Source code of charts
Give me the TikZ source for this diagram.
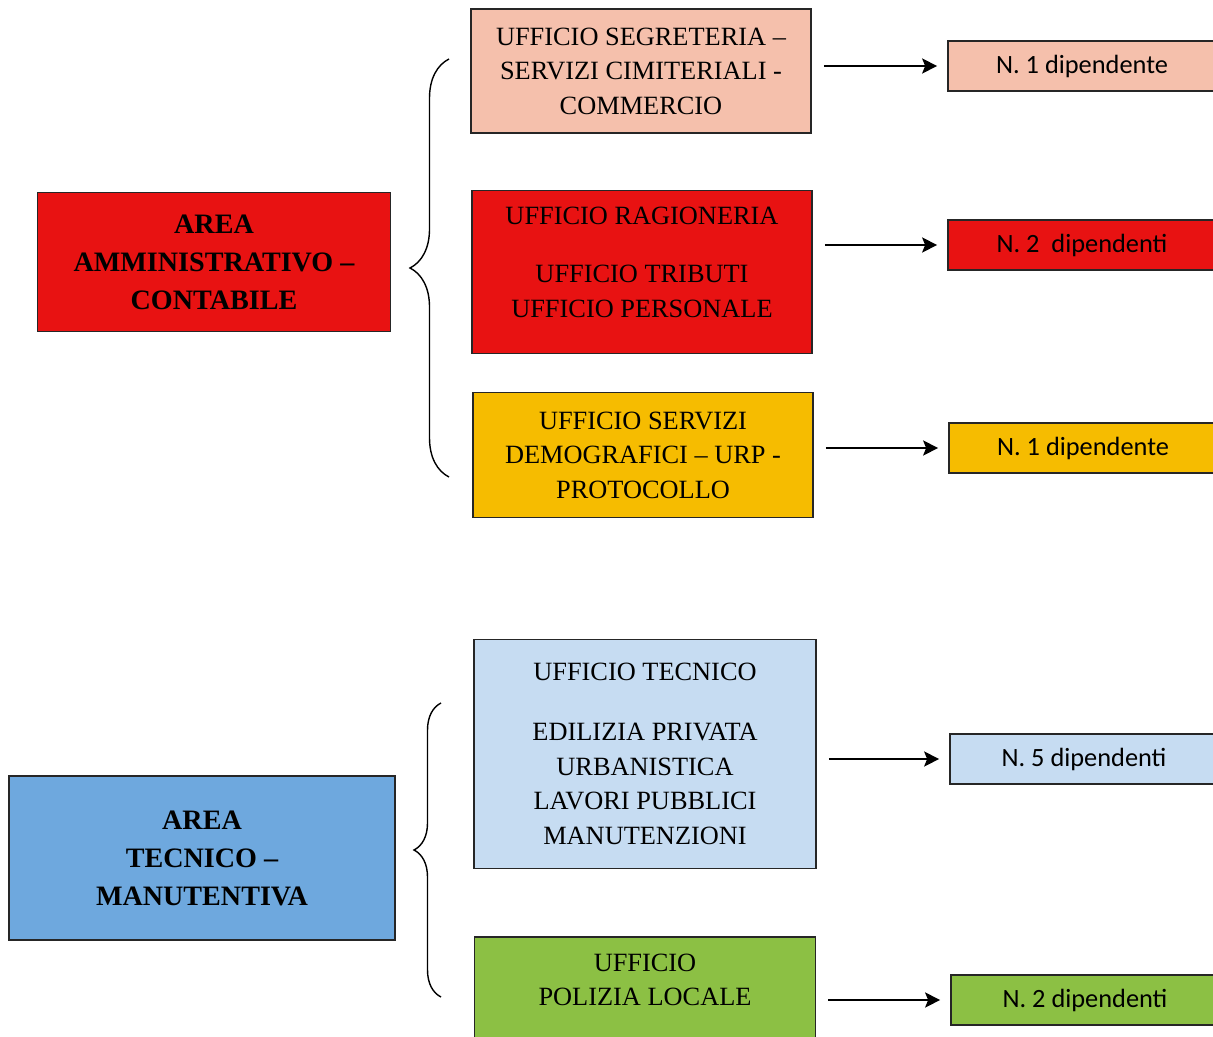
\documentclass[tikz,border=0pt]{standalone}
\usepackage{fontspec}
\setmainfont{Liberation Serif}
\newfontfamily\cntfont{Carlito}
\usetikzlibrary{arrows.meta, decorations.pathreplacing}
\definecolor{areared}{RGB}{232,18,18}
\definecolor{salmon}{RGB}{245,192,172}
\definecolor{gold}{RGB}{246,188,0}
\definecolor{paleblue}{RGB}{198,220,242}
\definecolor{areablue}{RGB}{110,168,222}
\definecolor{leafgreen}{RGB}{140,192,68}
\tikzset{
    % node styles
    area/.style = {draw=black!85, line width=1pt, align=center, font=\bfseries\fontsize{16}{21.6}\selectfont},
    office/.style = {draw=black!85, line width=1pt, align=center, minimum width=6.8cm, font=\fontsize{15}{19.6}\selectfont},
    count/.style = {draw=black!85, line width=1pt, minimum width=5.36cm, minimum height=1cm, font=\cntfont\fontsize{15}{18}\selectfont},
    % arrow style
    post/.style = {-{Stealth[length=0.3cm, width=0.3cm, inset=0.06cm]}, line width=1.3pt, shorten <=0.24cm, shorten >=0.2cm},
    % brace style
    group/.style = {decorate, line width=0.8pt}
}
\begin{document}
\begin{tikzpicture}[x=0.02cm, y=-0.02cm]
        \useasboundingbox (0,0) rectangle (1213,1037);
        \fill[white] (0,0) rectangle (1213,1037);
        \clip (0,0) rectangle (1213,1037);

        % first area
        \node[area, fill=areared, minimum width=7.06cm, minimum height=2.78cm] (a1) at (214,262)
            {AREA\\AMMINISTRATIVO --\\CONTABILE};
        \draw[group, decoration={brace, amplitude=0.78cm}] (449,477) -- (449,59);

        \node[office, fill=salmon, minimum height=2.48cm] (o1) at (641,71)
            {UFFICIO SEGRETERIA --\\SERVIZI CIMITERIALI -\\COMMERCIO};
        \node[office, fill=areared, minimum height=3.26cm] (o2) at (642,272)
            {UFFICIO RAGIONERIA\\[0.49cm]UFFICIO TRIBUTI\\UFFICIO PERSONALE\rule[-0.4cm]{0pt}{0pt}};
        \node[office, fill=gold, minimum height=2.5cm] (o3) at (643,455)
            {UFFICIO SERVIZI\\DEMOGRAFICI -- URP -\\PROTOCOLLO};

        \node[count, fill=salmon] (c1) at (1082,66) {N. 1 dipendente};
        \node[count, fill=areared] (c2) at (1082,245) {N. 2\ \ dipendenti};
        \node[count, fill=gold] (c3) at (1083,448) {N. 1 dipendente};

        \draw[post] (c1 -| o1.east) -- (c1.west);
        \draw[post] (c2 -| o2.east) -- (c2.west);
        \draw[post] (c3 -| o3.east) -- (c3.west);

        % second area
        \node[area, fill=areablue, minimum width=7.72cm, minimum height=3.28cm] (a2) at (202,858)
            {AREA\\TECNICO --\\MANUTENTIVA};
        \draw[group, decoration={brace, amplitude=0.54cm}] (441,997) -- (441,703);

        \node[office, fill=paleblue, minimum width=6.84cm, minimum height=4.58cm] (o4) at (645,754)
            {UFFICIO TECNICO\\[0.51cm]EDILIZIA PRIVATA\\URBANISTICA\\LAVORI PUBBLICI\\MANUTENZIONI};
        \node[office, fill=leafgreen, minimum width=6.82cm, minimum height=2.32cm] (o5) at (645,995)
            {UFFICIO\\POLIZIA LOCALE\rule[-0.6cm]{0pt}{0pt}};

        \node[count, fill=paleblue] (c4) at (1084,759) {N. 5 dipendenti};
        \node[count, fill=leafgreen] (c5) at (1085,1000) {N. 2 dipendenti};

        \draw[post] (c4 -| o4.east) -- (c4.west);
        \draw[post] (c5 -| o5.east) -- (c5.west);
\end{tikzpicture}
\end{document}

...

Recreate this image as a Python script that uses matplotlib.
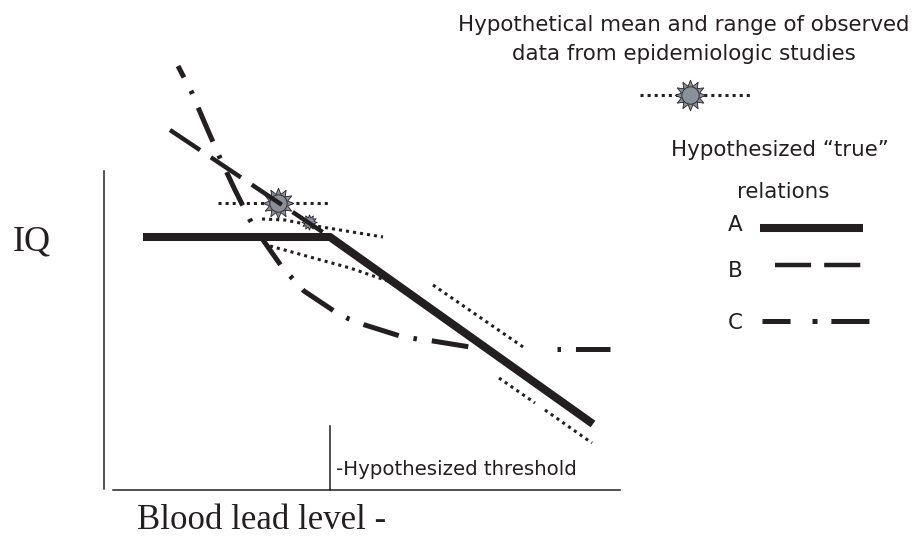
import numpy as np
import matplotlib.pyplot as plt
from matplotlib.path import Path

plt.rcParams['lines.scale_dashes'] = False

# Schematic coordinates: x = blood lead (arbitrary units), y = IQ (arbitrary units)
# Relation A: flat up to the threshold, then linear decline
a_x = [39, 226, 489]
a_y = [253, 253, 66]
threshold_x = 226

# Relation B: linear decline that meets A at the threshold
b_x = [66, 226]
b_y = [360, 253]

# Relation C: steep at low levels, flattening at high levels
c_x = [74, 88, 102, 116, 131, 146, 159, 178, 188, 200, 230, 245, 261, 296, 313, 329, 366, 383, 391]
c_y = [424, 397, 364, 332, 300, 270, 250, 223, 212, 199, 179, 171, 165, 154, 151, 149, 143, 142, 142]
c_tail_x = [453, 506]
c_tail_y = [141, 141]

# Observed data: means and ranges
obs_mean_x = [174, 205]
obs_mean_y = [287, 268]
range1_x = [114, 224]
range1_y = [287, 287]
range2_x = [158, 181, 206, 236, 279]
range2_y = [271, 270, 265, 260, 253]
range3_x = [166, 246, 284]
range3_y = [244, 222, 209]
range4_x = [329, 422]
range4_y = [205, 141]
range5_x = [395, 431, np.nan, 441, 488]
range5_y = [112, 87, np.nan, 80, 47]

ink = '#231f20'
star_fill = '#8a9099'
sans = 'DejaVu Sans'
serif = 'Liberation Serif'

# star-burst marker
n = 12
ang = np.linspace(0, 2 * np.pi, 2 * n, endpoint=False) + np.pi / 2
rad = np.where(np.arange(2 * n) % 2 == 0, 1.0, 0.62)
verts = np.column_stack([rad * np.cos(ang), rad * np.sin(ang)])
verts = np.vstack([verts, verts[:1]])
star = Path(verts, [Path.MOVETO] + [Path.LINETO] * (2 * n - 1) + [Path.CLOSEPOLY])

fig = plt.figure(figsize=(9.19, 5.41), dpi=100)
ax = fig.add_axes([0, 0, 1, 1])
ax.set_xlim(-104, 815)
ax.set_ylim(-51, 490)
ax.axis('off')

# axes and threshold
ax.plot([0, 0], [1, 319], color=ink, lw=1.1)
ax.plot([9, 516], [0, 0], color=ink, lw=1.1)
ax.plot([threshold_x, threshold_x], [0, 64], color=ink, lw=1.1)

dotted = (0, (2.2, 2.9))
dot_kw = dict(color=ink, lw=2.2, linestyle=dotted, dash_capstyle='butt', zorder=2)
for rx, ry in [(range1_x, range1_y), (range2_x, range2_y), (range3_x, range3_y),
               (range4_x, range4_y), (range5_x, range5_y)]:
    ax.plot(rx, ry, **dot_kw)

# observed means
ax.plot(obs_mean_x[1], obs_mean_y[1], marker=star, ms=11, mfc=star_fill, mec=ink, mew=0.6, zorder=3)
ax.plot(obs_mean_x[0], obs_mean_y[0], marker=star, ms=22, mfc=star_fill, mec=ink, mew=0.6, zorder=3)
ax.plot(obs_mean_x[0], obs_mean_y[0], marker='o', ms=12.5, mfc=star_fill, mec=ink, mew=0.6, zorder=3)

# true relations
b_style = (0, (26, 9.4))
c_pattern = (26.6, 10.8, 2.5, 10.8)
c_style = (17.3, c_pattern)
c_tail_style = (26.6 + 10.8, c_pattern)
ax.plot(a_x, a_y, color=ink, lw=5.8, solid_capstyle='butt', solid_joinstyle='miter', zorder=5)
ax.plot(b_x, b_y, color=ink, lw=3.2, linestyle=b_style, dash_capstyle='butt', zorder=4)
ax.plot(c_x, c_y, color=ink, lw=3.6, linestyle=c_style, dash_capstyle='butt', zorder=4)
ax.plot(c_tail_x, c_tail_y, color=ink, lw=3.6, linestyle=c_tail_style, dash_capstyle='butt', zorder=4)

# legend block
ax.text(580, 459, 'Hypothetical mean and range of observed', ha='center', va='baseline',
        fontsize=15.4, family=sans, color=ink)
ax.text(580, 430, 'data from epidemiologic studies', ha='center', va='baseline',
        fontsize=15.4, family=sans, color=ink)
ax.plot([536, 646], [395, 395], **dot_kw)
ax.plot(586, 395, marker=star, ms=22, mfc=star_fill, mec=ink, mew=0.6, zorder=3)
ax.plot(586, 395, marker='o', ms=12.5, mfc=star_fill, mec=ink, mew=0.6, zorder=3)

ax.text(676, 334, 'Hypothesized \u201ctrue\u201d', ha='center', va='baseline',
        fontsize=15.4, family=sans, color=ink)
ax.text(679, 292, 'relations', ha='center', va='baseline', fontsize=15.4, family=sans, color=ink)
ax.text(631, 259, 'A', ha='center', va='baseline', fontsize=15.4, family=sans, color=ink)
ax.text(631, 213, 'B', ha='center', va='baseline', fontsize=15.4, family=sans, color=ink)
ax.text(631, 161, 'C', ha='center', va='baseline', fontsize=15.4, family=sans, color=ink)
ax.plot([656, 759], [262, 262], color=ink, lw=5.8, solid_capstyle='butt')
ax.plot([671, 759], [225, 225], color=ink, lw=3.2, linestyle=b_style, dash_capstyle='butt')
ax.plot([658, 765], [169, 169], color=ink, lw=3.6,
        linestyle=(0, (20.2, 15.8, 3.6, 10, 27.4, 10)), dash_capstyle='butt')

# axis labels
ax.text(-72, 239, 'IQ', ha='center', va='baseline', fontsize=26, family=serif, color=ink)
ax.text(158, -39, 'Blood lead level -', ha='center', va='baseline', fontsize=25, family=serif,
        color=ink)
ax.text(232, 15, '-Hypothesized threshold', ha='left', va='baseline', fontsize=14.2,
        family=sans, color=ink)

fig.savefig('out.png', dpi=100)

--

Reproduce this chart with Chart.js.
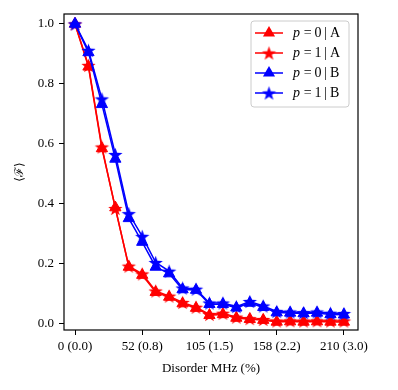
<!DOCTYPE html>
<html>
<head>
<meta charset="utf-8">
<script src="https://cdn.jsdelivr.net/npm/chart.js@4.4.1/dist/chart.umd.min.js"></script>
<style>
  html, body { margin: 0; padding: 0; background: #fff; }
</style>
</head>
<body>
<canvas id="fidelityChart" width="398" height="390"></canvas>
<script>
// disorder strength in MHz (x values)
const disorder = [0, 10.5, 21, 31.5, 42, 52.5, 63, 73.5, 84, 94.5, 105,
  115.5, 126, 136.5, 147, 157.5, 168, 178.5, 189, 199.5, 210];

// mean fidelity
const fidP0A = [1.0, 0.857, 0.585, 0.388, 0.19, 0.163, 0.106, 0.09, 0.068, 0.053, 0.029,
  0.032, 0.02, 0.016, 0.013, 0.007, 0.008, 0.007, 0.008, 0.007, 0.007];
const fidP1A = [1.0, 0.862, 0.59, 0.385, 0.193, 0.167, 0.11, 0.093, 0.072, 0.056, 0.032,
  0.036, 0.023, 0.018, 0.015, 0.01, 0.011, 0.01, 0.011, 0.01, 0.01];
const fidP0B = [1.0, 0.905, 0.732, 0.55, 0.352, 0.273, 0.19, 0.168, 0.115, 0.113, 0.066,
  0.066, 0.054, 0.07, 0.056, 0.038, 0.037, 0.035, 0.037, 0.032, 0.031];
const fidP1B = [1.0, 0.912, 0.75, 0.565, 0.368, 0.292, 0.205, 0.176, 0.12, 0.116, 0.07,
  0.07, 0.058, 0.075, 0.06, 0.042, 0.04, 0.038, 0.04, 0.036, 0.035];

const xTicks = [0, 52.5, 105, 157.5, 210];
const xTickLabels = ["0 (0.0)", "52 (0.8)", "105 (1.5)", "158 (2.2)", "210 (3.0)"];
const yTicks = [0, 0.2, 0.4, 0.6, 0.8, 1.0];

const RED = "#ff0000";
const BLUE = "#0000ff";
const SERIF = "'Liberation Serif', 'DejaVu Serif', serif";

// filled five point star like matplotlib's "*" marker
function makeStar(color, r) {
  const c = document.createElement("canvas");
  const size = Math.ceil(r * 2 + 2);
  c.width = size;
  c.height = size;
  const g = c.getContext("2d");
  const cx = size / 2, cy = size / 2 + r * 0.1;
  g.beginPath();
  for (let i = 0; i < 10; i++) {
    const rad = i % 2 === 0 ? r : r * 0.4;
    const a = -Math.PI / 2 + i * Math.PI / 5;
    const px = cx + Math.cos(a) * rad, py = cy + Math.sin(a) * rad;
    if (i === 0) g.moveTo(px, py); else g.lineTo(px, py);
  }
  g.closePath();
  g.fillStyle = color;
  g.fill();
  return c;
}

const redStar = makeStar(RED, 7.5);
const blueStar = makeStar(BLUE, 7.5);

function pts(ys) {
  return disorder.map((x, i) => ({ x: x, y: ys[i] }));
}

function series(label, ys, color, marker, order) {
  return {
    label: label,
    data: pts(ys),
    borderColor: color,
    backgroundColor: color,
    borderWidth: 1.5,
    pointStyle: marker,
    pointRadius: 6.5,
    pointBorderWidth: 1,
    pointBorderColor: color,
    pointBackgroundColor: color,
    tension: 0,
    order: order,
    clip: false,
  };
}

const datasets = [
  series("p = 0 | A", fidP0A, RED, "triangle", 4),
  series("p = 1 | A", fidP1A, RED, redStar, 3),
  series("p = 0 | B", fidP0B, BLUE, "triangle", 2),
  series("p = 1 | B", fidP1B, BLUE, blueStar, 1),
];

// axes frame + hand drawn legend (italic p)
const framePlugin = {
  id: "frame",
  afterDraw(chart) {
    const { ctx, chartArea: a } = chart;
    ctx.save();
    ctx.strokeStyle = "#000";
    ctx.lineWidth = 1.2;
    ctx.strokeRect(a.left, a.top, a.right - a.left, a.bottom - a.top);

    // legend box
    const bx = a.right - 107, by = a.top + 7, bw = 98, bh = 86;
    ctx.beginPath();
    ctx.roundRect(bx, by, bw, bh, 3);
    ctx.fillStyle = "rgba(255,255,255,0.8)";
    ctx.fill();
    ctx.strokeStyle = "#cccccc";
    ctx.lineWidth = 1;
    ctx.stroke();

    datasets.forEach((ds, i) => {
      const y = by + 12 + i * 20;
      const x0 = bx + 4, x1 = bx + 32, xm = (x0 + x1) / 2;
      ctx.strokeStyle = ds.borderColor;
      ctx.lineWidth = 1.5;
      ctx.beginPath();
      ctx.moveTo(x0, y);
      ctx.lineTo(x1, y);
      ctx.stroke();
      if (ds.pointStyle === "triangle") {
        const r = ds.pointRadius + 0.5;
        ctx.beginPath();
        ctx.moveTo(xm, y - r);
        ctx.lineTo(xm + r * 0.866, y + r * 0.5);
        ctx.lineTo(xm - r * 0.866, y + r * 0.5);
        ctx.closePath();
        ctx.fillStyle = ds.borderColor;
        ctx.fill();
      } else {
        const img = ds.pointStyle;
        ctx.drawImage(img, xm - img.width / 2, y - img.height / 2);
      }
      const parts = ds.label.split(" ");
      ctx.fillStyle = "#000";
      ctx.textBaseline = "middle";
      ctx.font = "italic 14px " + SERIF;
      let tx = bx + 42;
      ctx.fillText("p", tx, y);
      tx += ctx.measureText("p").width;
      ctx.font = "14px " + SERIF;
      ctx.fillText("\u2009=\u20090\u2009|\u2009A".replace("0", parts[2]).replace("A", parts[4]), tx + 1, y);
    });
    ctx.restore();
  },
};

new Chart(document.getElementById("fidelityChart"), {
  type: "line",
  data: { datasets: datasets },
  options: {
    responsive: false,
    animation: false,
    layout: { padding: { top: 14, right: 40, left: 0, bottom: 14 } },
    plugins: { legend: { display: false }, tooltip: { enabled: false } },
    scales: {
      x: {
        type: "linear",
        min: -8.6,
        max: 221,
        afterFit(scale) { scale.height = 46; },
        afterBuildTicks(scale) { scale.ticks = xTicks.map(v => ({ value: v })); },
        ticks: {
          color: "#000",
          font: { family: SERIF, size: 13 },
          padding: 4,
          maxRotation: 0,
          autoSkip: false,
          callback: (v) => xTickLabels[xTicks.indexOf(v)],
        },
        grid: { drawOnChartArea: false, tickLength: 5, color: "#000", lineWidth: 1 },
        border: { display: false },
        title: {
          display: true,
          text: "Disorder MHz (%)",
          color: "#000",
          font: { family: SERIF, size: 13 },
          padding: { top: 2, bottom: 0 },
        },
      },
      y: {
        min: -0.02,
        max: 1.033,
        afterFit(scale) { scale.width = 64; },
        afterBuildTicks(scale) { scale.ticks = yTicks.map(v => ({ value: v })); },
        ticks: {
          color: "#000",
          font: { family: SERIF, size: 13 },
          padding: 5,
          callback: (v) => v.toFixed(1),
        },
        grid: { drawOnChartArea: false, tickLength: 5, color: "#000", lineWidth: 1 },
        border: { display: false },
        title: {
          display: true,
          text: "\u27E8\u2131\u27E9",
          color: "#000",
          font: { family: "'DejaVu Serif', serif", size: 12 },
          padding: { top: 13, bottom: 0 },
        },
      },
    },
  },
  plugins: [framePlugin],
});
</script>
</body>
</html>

#### Stated problem
Copy exactly, and copy only, the lines from the one with "Give me the TikZ source for this diagram." to the one with "fill=gold] (c3) at", ends included. Pictures are not part of the copy.

#### The answer
Give me the TikZ source for this diagram.
\documentclass[tikz,border=0pt]{standalone}
\usepackage{fontspec}
\setmainfont{Liberation Serif}
\newfontfamily\cntfont{Carlito}
\usetikzlibrary{arrows.meta, decorations.pathreplacing}
\definecolor{areared}{RGB}{232,18,18}
\definecolor{salmon}{RGB}{245,192,172}
\definecolor{gold}{RGB}{246,188,0}
\definecolor{paleblue}{RGB}{198,220,242}
\definecolor{areablue}{RGB}{110,168,222}
\definecolor{leafgreen}{RGB}{140,192,68}
\tikzset{
    % node styles
    area/.style = {draw=black!85, line width=1pt, align=center, font=\bfseries\fontsize{16}{21.6}\selectfont},
    office/.style = {draw=black!85, line width=1pt, align=center, minimum width=6.8cm, font=\fontsize{15}{19.6}\selectfont},
    count/.style = {draw=black!85, line width=1pt, minimum width=5.36cm, minimum height=1cm, font=\cntfont\fontsize{15}{18}\selectfont},
    % arrow style
    post/.style = {-{Stealth[length=0.3cm, width=0.3cm, inset=0.06cm]}, line width=1.3pt, shorten <=0.24cm, shorten >=0.2cm},
    % brace style
    group/.style = {decorate, line width=0.8pt}
}
\begin{document}
\begin{tikzpicture}[x=0.02cm, y=-0.02cm]
        \useasboundingbox (0,0) rectangle (1213,1037);
        \fill[white] (0,0) rectangle (1213,1037);
        \clip (0,0) rectangle (1213,1037);

        % first area
        \node[area, fill=areared, minimum width=7.06cm, minimum height=2.78cm] (a1) at (214,262)
            {AREA\\AMMINISTRATIVO --\\CONTABILE};
        \draw[group, decoration={brace, amplitude=0.78cm}] (449,477) -- (449,59);

        \node[office, fill=salmon, minimum height=2.48cm] (o1) at (641,71)
            {UFFICIO SEGRETERIA --\\SERVIZI CIMITERIALI -\\COMMERCIO};
        \node[office, fill=areared, minimum height=3.26cm] (o2) at (642,272)
            {UFFICIO RAGIONERIA\\[0.49cm]UFFICIO TRIBUTI\\UFFICIO PERSONALE\rule[-0.4cm]{0pt}{0pt}};
        \node[office, fill=gold, minimum height=2.5cm] (o3) at (643,455)
            {UFFICIO SERVIZI\\DEMOGRAFICI -- URP -\\PROTOCOLLO};

        \node[count, fill=salmon] (c1) at (1082,66) {N. 1 dipendente};
        \node[count, fill=areared] (c2) at (1082,245) {N. 2\ \ dipendenti};
        \node[count, fill=gold] (c3) at (1083,448) {N. 1 dipendente};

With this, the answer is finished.